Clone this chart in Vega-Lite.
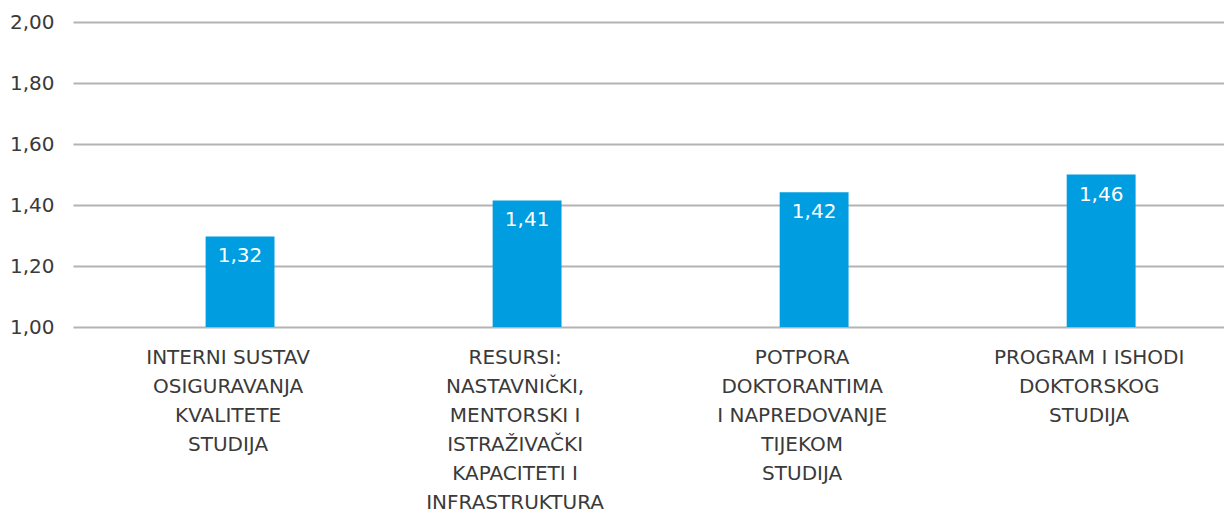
{
  "$schema": "https://vega.github.io/schema/vega-lite/v6.json",
  "width": 1151,
  "height": 305,
  "autosize": {"type": "none"},
  "padding": {"left": 73, "top": 22, "right": 0, "bottom": 186},
  "background": "white",
  "config": {
    "view": {"stroke": null},
    "font": "DejaVu Sans",
    "axis": {"labelFont": "DejaVu Sans", "labelFontWeight": "normal", "labelColor": "#3a3a3a"}
  },
  "data": {
    "values": [
      {"category": "INTERNI SUSTAV|OSIGURAVANJA|KVALITETE|STUDIJA", "value": 1.297, "label": "1,32"},
      {"category": "RESURSI:|NASTAVNIČKI,|MENTORSKI I|ISTRAŽIVAČKI|KAPACITETI I|INFRASTRUKTURA", "value": 1.415, "label": "1,41"},
      {"category": "POTPORA|DOKTORANTIMA|I NAPREDOVANJE|TIJEKOM|STUDIJA", "value": 1.442, "label": "1,42"},
      {"category": "PROGRAM I ISHODI|DOKTORSKOG|STUDIJA", "value": 1.5, "label": "1,46"}
    ]
  },
  "encoding": {
    "x": {
      "field": "category",
      "type": "nominal",
      "sort": null,
      "scale": {"paddingInner": 0.76, "paddingOuter": 0.385, "align": 0.6},
      "axis": {
        "title": null,
        "labelAngle": 0,
        "domain": false,
        "ticks": false,
        "labelPadding": 20,
        "labelFontSize": 20,
        "labelLineHeight": 29,
        "labelOffset": -12,
        "labelLimit": 400,
        "labelExpr": "split(datum.value, '|')"
      }
    },
    "y": {
      "field": "value",
      "type": "quantitative",
      "scale": {"domain": [1, 2], "zero": false, "nice": false},
      "axis": {
        "title": null,
        "values": [1, 1.2, 1.4, 1.6, 1.8, 2],
        "domain": false,
        "ticks": false,
        "grid": true,
        "gridColor": "#b3b3b3",
        "gridWidth": 2,
        "labelPadding": 19,
        "labelFontSize": 20,
        "labelExpr": "replace(format(datum.value, '.2f'), '.', ',')"
      }
    }
  },
  "layer": [
    {"mark": {"type": "bar", "color": "#009EE0"}, "encoding": {"y2": {"datum": 1}}},
    {
      "mark": {"type": "text", "color": "white", "fontSize": 20, "font": "DejaVu Sans", "baseline": "middle", "dy": 20},
      "encoding": {"text": {"field": "label"}}
    }
  ]
}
§
**Goal**
Reproduce each line word for word and drop the pictures.

**Expected output**
Clone this chart in Vega-Lite.
{
  "$schema": "https://vega.github.io/schema/vega-lite/v6.json",
  "width": 1151,
  "height": 305,
  "autosize": {"type": "none"},
  "padding": {"left": 73, "top": 22, "right": 0, "bottom": 186},
  "background": "white",
  "config": {
    "view": {"stroke": null},
    "font": "DejaVu Sans",
    "axis": {"labelFont": "DejaVu Sans", "labelFontWeight": "normal", "labelColor": "#3a3a3a"}
  },
  "data": {
    "values": [
      {"category": "INTERNI SUSTAV|OSIGURAVANJA|KVALITETE|STUDIJA", "value": 1.297, "label": "1,32"},
      {"category": "RESURSI:|NASTAVNIČKI,|MENTORSKI I|ISTRAŽIVAČKI|KAPACITETI I|INFRASTRUKTURA", "value": 1.415, "label": "1,41"},
      {"category": "POTPORA|DOKTORANTIMA|I NAPREDOVANJE|TIJEKOM|STUDIJA", "value": 1.442, "label": "1,42"},
      {"category": "PROGRAM I ISHODI|DOKTORSKOG|STUDIJA", "value": 1.5, "label": "1,46"}
    ]
  },
  "encoding": {
    "x": {
      "field": "category",
      "type": "nominal",
      "sort": null,
      "scale": {"paddingInner": 0.76, "paddingOuter": 0.385, "align": 0.6},
      "axis": {
        "title": null,
        "labelAngle": 0,
        "domain": false,
        "ticks": false,
        "labelPadding": 20,
        "labelFontSize": 20,
        "labelLineHeight": 29,
        "labelOffset": -12,
        "labelLimit": 400,
        "labelExpr": "split(datum.value, '|')"
      }
    },
    "y": {
      "field": "value",
      "type": "quantitative",
      "scale": {"domain": [1, 2], "zero": false, "nice": false},
      "axis": {
        "title": null,
        "values": [1, 1.2, 1.4, 1.6, 1.8, 2],
        "domain": false,
        "ticks": false,
        "grid": true,
        "gridColor": "#b3b3b3",
        "gridWidth": 2,
        "labelPadding": 19,
        "labelFontSize": 20,
        "labelExpr": "replace(format(datum.value, '.2f'), '.', ',')"
      }
    }
  },
  "layer": [
    {"mark": {"type": "bar", "color": "#009EE0"}, "encoding": {"y2": {"datum": 1}}},
    {
      "mark": {"type": "text", "color": "white", "fontSize": 20, "font": "DejaVu Sans", "baseline": "middle", "dy": 20},
      "encoding": {"text": {"field": "label"}}
    }
  ]
}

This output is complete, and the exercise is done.